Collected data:
_ _ _ _ _
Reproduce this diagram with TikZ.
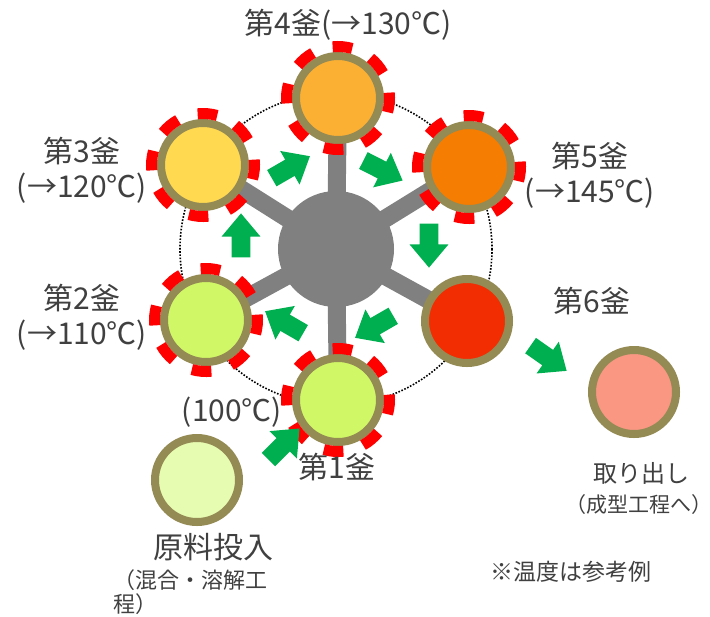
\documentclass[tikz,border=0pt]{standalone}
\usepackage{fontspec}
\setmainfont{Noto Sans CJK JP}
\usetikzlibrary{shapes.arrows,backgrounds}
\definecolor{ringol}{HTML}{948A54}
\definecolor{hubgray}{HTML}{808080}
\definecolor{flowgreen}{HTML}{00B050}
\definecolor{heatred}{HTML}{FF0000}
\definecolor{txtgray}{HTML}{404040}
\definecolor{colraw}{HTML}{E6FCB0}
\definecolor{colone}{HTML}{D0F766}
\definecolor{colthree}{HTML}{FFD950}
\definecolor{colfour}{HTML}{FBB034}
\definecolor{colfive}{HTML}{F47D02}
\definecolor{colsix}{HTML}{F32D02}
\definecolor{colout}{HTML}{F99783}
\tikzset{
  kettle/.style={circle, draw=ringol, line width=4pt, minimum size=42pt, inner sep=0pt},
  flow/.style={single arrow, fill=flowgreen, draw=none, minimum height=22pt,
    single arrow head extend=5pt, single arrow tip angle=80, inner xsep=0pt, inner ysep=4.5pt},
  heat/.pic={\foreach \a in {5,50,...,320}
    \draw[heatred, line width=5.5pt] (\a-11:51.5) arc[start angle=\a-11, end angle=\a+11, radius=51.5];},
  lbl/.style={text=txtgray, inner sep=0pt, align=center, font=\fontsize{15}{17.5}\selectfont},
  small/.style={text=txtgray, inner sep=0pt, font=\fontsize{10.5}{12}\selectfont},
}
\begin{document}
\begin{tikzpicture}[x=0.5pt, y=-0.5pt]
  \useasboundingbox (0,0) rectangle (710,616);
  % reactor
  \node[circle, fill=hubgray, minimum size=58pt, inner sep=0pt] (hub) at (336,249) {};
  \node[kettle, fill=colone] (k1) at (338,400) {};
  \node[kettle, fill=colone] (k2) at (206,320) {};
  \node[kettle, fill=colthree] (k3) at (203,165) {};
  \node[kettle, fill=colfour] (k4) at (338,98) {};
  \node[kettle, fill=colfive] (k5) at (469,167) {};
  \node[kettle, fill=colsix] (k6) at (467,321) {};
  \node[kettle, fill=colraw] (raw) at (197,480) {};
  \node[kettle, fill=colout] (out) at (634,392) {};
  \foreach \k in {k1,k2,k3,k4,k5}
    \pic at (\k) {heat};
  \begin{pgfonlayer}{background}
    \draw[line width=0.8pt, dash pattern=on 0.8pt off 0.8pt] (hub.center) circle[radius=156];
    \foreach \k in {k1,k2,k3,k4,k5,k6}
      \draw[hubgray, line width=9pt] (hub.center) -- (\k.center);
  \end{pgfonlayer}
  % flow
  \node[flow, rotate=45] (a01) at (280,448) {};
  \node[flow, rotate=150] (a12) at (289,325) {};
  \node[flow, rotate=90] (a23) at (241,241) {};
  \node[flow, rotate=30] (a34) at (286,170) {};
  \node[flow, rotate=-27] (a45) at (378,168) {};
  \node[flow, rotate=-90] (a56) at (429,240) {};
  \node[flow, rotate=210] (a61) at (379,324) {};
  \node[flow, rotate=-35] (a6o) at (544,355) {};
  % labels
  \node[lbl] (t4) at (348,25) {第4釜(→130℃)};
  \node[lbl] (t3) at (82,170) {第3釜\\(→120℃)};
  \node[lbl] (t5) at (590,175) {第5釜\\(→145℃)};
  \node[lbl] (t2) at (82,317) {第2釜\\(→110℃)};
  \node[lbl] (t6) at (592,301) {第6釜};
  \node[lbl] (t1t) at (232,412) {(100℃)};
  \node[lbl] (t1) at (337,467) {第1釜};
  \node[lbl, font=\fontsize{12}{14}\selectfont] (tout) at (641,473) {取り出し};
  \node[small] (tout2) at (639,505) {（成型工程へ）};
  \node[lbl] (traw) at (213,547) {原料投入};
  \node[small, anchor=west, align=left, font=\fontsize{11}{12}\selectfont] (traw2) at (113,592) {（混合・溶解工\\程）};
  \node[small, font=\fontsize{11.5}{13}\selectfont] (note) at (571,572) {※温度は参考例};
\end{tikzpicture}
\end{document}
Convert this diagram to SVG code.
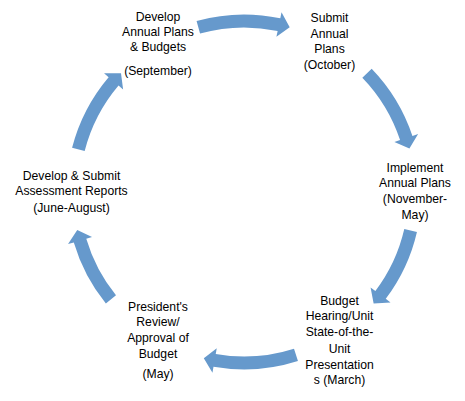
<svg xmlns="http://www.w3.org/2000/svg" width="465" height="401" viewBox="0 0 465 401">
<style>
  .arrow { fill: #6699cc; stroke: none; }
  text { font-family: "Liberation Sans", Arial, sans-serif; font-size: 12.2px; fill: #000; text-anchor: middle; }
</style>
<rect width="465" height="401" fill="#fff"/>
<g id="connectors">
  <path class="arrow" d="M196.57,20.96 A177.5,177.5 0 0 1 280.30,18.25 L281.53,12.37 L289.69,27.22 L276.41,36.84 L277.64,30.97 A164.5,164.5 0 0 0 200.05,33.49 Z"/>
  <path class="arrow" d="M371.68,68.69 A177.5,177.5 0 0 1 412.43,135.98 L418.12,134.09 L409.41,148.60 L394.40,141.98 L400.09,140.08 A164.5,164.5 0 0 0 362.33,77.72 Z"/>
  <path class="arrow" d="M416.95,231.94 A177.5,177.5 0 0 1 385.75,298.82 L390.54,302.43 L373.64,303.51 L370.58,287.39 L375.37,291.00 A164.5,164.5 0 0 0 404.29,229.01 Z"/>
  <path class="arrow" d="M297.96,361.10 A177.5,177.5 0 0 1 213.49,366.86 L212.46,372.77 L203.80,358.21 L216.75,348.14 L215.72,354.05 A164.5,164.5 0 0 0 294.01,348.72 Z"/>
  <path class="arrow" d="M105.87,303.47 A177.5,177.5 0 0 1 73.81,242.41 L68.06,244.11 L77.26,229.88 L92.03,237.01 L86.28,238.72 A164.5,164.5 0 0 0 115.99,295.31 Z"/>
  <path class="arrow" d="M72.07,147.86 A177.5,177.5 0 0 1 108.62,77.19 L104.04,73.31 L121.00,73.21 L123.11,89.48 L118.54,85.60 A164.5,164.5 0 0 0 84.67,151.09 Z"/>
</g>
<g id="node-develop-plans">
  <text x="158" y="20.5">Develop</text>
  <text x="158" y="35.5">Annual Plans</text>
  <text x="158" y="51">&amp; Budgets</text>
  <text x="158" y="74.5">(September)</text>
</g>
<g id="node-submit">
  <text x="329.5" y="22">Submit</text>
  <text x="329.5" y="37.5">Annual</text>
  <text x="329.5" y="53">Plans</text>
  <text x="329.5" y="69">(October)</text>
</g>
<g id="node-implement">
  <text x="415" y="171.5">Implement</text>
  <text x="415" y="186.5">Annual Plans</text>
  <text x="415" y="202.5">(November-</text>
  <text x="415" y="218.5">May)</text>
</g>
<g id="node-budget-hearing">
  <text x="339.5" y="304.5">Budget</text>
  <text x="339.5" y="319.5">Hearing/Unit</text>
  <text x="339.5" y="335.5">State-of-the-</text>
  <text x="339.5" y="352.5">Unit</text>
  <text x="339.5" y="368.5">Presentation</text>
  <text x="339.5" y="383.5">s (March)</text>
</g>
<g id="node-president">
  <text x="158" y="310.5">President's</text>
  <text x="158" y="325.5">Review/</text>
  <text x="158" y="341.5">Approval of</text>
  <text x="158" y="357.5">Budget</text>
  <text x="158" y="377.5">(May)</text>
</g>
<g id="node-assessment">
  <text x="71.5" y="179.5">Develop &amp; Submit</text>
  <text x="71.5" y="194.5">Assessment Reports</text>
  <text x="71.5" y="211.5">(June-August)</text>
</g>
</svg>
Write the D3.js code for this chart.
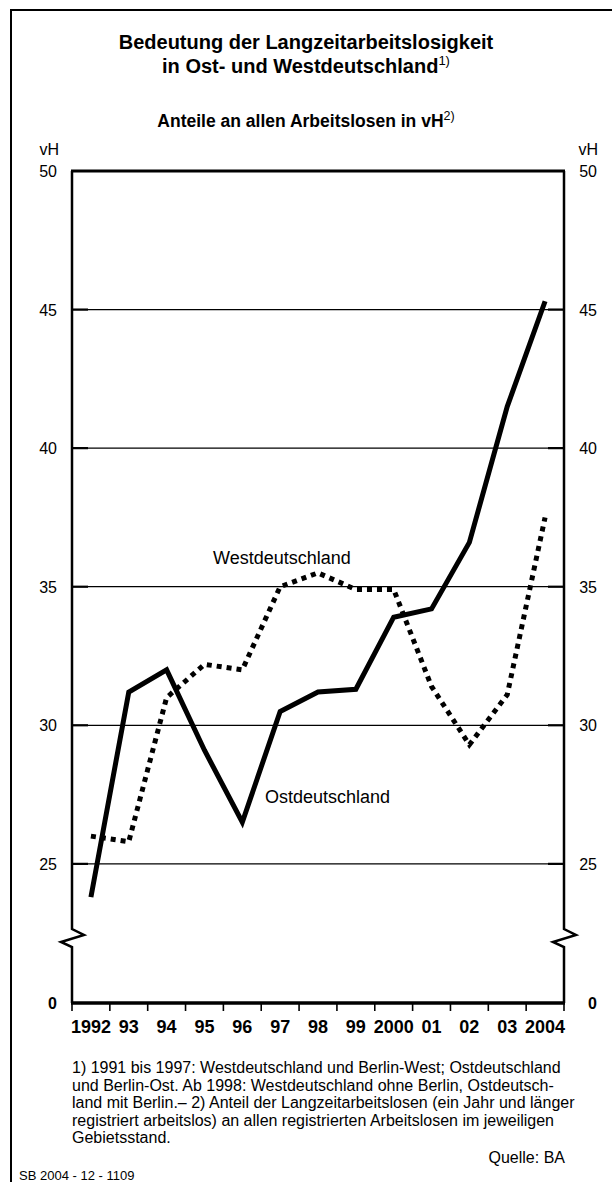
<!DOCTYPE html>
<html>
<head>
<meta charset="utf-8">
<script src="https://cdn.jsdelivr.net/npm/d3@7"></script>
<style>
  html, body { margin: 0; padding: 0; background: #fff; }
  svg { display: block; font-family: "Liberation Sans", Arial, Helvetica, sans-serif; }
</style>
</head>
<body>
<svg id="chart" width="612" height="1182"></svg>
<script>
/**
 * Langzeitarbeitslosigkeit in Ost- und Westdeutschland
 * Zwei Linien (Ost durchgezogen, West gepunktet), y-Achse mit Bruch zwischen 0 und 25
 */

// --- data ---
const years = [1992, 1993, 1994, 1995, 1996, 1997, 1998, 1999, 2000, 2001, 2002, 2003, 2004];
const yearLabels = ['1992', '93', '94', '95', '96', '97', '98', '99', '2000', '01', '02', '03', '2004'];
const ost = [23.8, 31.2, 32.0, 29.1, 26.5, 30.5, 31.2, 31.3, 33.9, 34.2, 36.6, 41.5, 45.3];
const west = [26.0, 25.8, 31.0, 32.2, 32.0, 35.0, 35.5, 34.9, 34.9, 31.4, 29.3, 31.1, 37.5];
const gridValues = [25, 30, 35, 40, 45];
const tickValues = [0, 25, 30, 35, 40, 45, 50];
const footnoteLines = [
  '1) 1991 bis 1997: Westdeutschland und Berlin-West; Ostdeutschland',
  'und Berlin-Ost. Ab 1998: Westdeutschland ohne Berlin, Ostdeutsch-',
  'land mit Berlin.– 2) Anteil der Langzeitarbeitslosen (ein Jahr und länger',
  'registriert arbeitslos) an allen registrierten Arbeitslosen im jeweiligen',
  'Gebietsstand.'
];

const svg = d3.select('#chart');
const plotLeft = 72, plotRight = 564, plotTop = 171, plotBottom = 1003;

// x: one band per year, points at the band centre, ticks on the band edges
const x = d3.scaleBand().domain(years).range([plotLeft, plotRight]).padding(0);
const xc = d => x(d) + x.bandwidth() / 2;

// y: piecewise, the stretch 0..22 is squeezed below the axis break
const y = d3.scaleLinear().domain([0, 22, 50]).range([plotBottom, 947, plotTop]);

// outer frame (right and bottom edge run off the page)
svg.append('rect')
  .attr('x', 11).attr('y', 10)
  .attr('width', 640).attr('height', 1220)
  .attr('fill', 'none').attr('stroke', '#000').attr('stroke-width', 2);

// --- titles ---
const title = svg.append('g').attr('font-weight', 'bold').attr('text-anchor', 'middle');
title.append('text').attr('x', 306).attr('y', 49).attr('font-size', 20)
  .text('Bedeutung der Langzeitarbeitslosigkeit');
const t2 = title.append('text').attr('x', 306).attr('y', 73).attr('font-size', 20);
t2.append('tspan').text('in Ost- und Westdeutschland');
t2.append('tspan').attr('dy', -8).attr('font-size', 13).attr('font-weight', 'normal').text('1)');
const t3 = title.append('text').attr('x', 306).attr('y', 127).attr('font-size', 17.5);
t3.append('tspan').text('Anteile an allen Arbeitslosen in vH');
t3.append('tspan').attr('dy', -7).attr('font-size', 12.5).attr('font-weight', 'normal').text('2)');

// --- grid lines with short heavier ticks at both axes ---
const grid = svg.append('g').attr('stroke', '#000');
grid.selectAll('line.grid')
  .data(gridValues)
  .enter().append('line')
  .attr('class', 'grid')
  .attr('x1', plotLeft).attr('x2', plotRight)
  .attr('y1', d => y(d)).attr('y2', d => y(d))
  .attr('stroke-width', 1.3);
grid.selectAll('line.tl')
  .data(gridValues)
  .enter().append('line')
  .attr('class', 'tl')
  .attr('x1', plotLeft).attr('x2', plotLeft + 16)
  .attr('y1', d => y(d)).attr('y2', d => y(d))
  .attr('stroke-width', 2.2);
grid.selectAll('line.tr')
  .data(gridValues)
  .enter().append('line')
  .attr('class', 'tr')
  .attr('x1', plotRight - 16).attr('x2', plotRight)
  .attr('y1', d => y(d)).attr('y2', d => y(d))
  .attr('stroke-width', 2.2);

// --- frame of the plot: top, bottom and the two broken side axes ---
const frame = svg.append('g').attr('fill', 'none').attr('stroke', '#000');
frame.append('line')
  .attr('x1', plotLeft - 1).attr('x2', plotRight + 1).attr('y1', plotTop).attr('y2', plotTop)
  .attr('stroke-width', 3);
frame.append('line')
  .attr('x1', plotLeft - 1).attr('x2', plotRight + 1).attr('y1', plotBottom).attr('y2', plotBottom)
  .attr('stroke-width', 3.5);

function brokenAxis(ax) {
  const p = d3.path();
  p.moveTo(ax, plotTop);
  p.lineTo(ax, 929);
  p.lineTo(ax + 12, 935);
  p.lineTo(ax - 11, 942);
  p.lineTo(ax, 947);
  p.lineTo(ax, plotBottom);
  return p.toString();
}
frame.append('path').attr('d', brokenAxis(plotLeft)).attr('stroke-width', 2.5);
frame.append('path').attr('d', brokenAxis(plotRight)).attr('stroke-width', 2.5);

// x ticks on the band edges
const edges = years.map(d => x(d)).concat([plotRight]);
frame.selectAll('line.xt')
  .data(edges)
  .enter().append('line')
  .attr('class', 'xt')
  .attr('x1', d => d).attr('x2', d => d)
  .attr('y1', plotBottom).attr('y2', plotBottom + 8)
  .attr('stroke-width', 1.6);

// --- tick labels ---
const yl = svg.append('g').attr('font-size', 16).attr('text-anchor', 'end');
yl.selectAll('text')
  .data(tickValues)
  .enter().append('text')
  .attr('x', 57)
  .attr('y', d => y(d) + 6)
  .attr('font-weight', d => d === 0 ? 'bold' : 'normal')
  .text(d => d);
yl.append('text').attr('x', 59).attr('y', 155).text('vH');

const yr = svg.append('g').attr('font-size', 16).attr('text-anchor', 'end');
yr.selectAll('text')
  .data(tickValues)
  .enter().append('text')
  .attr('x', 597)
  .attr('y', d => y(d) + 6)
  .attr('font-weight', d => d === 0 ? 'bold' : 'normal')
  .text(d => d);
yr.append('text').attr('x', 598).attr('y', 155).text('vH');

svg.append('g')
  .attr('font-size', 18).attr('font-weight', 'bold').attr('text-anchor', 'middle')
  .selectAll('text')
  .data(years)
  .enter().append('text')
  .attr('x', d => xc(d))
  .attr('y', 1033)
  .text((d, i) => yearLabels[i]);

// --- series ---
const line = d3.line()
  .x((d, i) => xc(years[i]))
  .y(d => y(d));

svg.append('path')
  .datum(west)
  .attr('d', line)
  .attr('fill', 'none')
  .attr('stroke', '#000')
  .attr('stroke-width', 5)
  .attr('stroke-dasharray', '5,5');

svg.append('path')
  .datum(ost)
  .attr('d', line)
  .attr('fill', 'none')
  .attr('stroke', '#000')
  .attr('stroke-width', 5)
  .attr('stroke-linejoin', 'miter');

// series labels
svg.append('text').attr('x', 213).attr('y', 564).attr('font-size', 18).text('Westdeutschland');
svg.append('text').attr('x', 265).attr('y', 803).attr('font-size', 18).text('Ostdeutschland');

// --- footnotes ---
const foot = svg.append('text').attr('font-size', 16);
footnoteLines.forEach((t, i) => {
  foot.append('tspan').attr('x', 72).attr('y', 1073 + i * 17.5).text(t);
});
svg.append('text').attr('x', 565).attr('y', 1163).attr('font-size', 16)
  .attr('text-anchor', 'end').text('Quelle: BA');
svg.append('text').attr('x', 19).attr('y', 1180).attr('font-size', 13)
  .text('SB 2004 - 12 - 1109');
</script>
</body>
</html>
_ _ _ _ _
[Problem to solve]
Above are some records. Output exactly the lines from the one that contains "Write the D3.js code for this chart." to the one that contains "const xc = d => x(d) + x.bandwidth() / 2;", keeping both, and omit the pictures.

[Task solution]
Write the D3.js code for this chart.
<!DOCTYPE html>
<html>
<head>
<meta charset="utf-8">
<script src="https://cdn.jsdelivr.net/npm/d3@7"></script>
<style>
  html, body { margin: 0; padding: 0; background: #fff; }
  svg { display: block; font-family: "Liberation Sans", Arial, Helvetica, sans-serif; }
</style>
</head>
<body>
<svg id="chart" width="612" height="1182"></svg>
<script>
/**
 * Langzeitarbeitslosigkeit in Ost- und Westdeutschland
 * Zwei Linien (Ost durchgezogen, West gepunktet), y-Achse mit Bruch zwischen 0 und 25
 */

// --- data ---
const years = [1992, 1993, 1994, 1995, 1996, 1997, 1998, 1999, 2000, 2001, 2002, 2003, 2004];
const yearLabels = ['1992', '93', '94', '95', '96', '97', '98', '99', '2000', '01', '02', '03', '2004'];
const ost = [23.8, 31.2, 32.0, 29.1, 26.5, 30.5, 31.2, 31.3, 33.9, 34.2, 36.6, 41.5, 45.3];
const west = [26.0, 25.8, 31.0, 32.2, 32.0, 35.0, 35.5, 34.9, 34.9, 31.4, 29.3, 31.1, 37.5];
const gridValues = [25, 30, 35, 40, 45];
const tickValues = [0, 25, 30, 35, 40, 45, 50];
const footnoteLines = [
  '1) 1991 bis 1997: Westdeutschland und Berlin-West; Ostdeutschland',
  'und Berlin-Ost. Ab 1998: Westdeutschland ohne Berlin, Ostdeutsch-',
  'land mit Berlin.– 2) Anteil der Langzeitarbeitslosen (ein Jahr und länger',
  'registriert arbeitslos) an allen registrierten Arbeitslosen im jeweiligen',
  'Gebietsstand.'
];

const svg = d3.select('#chart');
const plotLeft = 72, plotRight = 564, plotTop = 171, plotBottom = 1003;

// x: one band per year, points at the band centre, ticks on the band edges
const x = d3.scaleBand().domain(years).range([plotLeft, plotRight]).padding(0);
const xc = d => x(d) + x.bandwidth() / 2;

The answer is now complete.